Ce mouvement se dresse contre le pouvoir monopolisé par le président Omar el-Béchir, militaire qui a pris le pouvoir en 1989 pour ne plus le lâcher, avec son entourage corrompu, ses divers appareils de sécurité et son parti le Congrès National (anciennement Font National Islamiste). Cette clique n’a cessé de s’approprier les richesses du pays et de réduire les libertés démocratiques et les droits des femmes, et d’opprimer les minorités – el-Béchir est inculpé de crimes de guerre, crime contre l’humanité et génocide par la Cour pénale internationale de La Haye concernant la répression au Darfour. Cela a abouti à la sécession du Soudan du Sud en 2011, où se concentraient les richesses pétrolières, et le Soudan s’est enfoncé depuis dans le marasme économique. Récemment, el-Béchir a tenté de sauver son régime à bout de souffle en se rapprochant à la fois de la monarchie d’Arabie saoudite, du dictateur égyptien al-Sissi, de la Russie de Poutine, de Bachar al-Assad et du gouvernement d’extrême droite israélien. Salah Gosh, le chef des services de renseignements soudanais, a pu également se rendre en France à l’automne pour rencontrer un responsable du parti de Macron. En même temps, le régime soudanais met en œuvre avec zèle les programmes économiques antipopulaires du FMI : coupes dans les services publics, privatisations et hausse des prix de base.

Le pouvoir avait déjà été contesté dans la rue les années précédentes, en particulier par les étudiants, mais on assiste aujourd’hui au basculement du pays dans un processus révolutionnaire du type de ceux qui ont émergé dans la région arabe en 2011. L’organisation du soulèvement a été impulsée en premier lieu par l’Association des Professionnels soudanais (APS), composée de réseaux de médecins, d’enseignants et d’autres corps de fonctionnaires et de professions libérales. Ceux-ci ont gardé les principes et la mémoire du syndicalisme de lutte alors que les syndicats étaient mis sous la coupe totale du régime, et du militantisme progressiste durement réprimé sur de longues décennies (rappelons que le Parti Communiste soudanais a été un des plus massifs du monde arabe). Ils ont su conjuguer cette mémoire et laisser une place de premier plan à la jeunesse mais aussi aux femmes, ce qui permet une forte inventivité et la massivité nécessaires dans la situation actuelle.

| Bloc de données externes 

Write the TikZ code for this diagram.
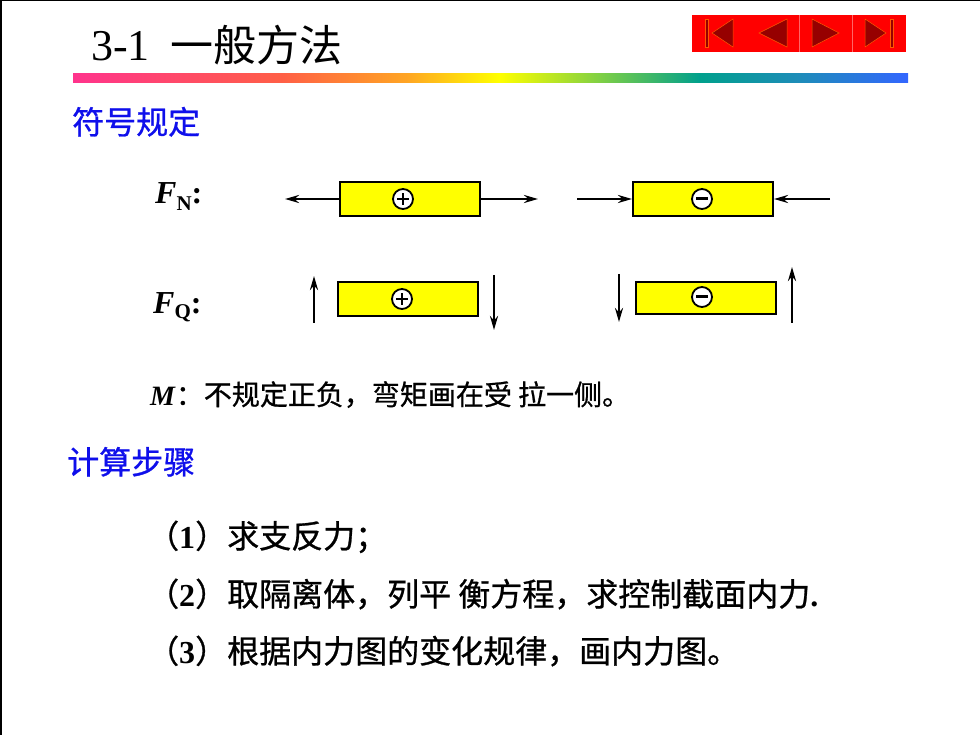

Sous cette impulsion, la révolution s’est dotée d’une direction politique et organisationnelle plurielle nommée Forces de la Liberté et du Changement, avec un document fondateur du même nom qui pose les bases d’une rupture démocratique avec le régime et ses politiques. Cette coordination publie des communiqués hebdomadaires présentant un agenda quotidien de mobilisations, mais aussi des directives quotidiennes, quartier par quartier, prenant en compte les aspects techniques et de sécurité. Des Comités de résistance à la base se sont créés, s’inscrivant dans cette direction collégiale. La révolution s’est donné pour objectif la grève générale « politique » avec des moyens pacifiques, seule à même, selon elle, de renverser ce pouvoir, et entraînant dans la foulée une trève déclarée par l’opposition armée. Si le caractère élargi de cette direction à divers syndicats ou partis limite pour l’instant les aspects sociaux de son programme, la jonction avec le mouvement ouvrier organisé commence, elle a ainsi repris les revendications des travailleurs du port de Port-Soudan en grève contre la privatisation du terminal à conteneurs qui devrait être racheté par une compagnie des Philippines.

La IVe Internationale exprime son entière solidarité avec ce formidable soulèvement du peuple soudanais, et exige l’arrêt de la répression et la libération des détenus. Nous lui souhaitons la pleine réussite de son objectif de chute d’un régime autocratique qu’il subit depuis trop longtemps. Nous espérons que cette dynamique contribuera à l’élan des luttes populaires dans des pays comme l’Algérie, le Maroc, la Tunisie, l’Irak et pourra avoir des répercussions très positives dans les autres pays concernés par la vague révolutionnaire de 2011 et subissant aujourd’hui le joug des contre-révolutions. Nous appelons toutes les forces révolutionnaires et progressistes, toutes et tous les militant·es qui défendent dans le monde les droits démocratiques et sociaux à soutenir le peuple soudanais, et à se lier à ses activistes qui luttent pour faire vaincre et prospérer le soulèvement pour l’émancipation du peuple soudanais dans l’ensemble de ses composantes.

* Cette déclaration a été adoptée à l’unanimité par la session plénière du Comité International de la IVe Internationale le 4 mars 2019.